Each area reflects the boss that awaits you at the end of the sector, and as you progress toward the leaders you are drawn more and more into spiritual dungeons. These are reflections of the area that you are in but from the perspective of the area boss, such as the botanist's drug den being a jungle.

This is all well-crafted and weaves a very interesting plot, but the main selling point of this game was the combat and lord does it deliver. If you’ve ever watched old Chinese or Japanese movies that are heavy on kung fu, then like me you always wanted to be a swift force of nature. Sifu allows this dream to be a reality, allowing the player to learn from previous mistakes and use a mixture of skill and upgrades to advance through areas. The combat when executed right feels significantly more satisfying than other beat 'em ups and is made all the more attainable with the game’s additional easy mode.

As mentioned before however, Sifu does not leave you without some help as you kick your way through its world. Arming you with various skills provided by jade statues, found through each level and allowing you to increase your skills in varying ways. This can include a larger meter that represents your stance in combat or even reducing the toll of the medallions on your life. The medallions, as mentioned before, allow you to resurrect upon death, however, this process does come at a cost. Every death ages you by several years depending on difficulty. This means that by the end of the game you can look as old as 78-year-old, so be wary of what death means in this world.

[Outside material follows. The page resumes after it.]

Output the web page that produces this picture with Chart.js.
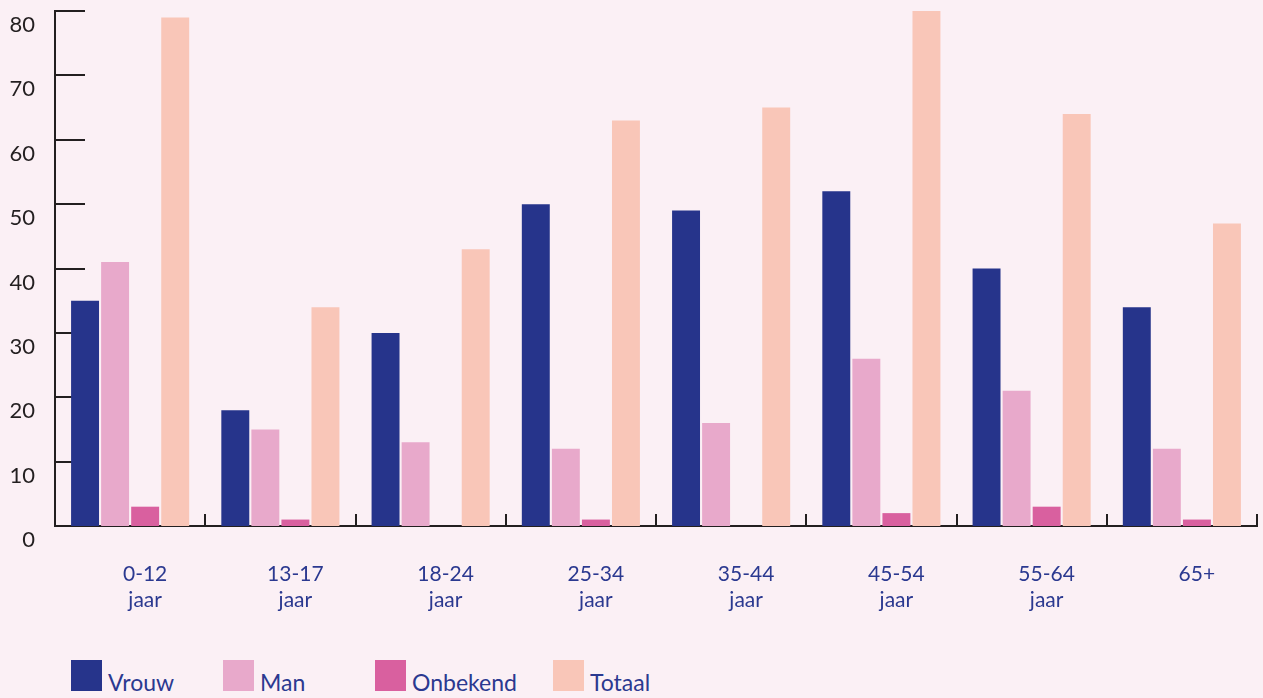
<!DOCTYPE html>
<html>
<head>
<meta charset="utf-8">
<script src="https://cdn.jsdelivr.net/npm/chart.js@4"></script>
<style>
  html, body { margin:0; padding:0; background:#FBF0F5; width:1263px; height:698px; overflow:hidden; font-family: Lato, "Open Sans", sans-serif; }
  #wrap { position:absolute; left:0; top:0; width:1263px; height:640px; }
  #legend { position:absolute; left:71px; top:660px; display:flex; align-items:flex-end; }
  .item { display:flex; align-items:flex-end; min-width:116px; margin-right:36px; }
  .box { width:31px; height:31px; margin-right:6px; flex:none; }
  .lbl { font-size:23px; color:#2B3990; line-height:23px; position:relative; top:3px; }
</style>
</head>
<body>
<div id="wrap"><canvas id="c" width="1263" height="640"></canvas></div>
<div id="legend"></div>
<script>
const categories = [["0-12","jaar"],["13-17","jaar"],["18-24","jaar"],["25-34","jaar"],["35-44","jaar"],["45-54","jaar"],["55-64","jaar"],"65+"];
const vrouw    = [35, 18, 30, 50, 49, 52, 40, 34];
const man      = [41, 15, 13, 12, 16, 26, 21, 12];
const onbekend = [3, 1, 0, 1, 0, 2, 3, 1];
const totaal   = [79, 34, 43, 63, 65, 80, 64, 47];
const seriesNames = ["Vrouw", "Man", "Onbekend", "Totaal"];
const seriesColors = ["#26348B", "#E8A9CB", "#D9609F", "#F9C6B8"];
const yTicks = { min: 0, max: 80, step: 10 };

const axisColor = "#231F20";
const fontFam = "Lato, 'Open Sans', sans-serif";

const innerTicks = {
  id: "innerTicks",
  beforeDatasetsDraw(chart) {
    const ctx = chart.ctx, x = chart.scales.x, y = chart.scales.y, a = chart.chartArea;
    ctx.save();
    ctx.strokeStyle = axisColor;
    ctx.lineWidth = 2;
    y.ticks.forEach(t => {
      if (t.value === yTicks.min) return;
      const py = Math.round(y.getPixelForValue(t.value));
      ctx.beginPath(); ctx.moveTo(a.left, py); ctx.lineTo(a.left + 30, py); ctx.stroke();
    });
    const n = chart.data.labels.length;
    const half = (x.getPixelForValue(1) - x.getPixelForValue(0)) / 2;
    for (let i = 0; i < n; i++) {
      const px = Math.round(x.getPixelForValue(i) + half);
      ctx.beginPath(); ctx.moveTo(px, a.bottom); ctx.lineTo(px, a.bottom - 12); ctx.stroke();
    }
    ctx.restore();
  }
};

const datasets = [vrouw, man, onbekend, totaal].map((d, i) => ({
  label: seriesNames[i],
  data: d,
  backgroundColor: seriesColors[i],
  borderWidth: 0,
  categoryPercentage: 0.8,
  barPercentage: 0.93
}));

const chart = new Chart(document.getElementById("c"), {
  type: "bar",
  data: { labels: categories, datasets },
  options: {
    responsive: false,
    animation: false,
    layout: { padding: { top: 11, right: 6, left: 0, bottom: 0 } },
    plugins: { legend: { display: false }, tooltip: { enabled: false } },
    scales: {
      x: {
        grid: { display: false, drawTicks: false },
        border: { display: true, color: axisColor, width: 2 },
        ticks: { color: "#2B3990", font: { family: fontFam, size: 21, lineHeight: 1.25 }, padding: 35, labelOffset: 15, maxRotation: 0, autoSkip: false },
        afterFit(s) { s.height = 114; s.paddingLeft = 0; s.paddingRight = 0; }
      },
      y: {
        min: yTicks.min, max: yTicks.max,
        grid: { display: false, drawTicks: false },
        border: { display: true, color: axisColor, width: 2 },
        ticks: { stepSize: yTicks.step, color: axisColor, font: { family: fontFam, size: 22 }, padding: 20, labelOffset: 14 },
        afterFit(s) { s.width = 55; s.paddingTop = 0; s.paddingBottom = 0; }
      }
    }
  },
  plugins: [innerTicks]
});

const leg = document.getElementById("legend");
chart.data.datasets.forEach(ds => {
  const it = document.createElement("div"); it.className = "item";
  const b = document.createElement("div"); b.className = "box"; b.style.background = ds.backgroundColor;
  const l = document.createElement("span"); l.className = "lbl"; l.textContent = ds.label;
  it.appendChild(b); it.appendChild(l); leg.appendChild(it);
});
</script>
</body>
</html>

Overall Sifu truly is an amazing Kung-fu beat 'em up, showing you a fantasy of how you can move through a large area breaking everyone in your path. Although aggressive is the way to play this game, be wary that sometimes restraint is a better path to follow to fully experience what Sloclap set out for.

I would be at fault if I didn’t mention that the game is a truly beautiful experience with an amazing cartoon art style coupled with very a realistic world, setting and people. If you haven’t grabbed this incredible game yet I cannot recommend it enough, especially to those who love a challenge for the harder game modes. Sifu is available on PS4, PS5 and Microsoft Windows.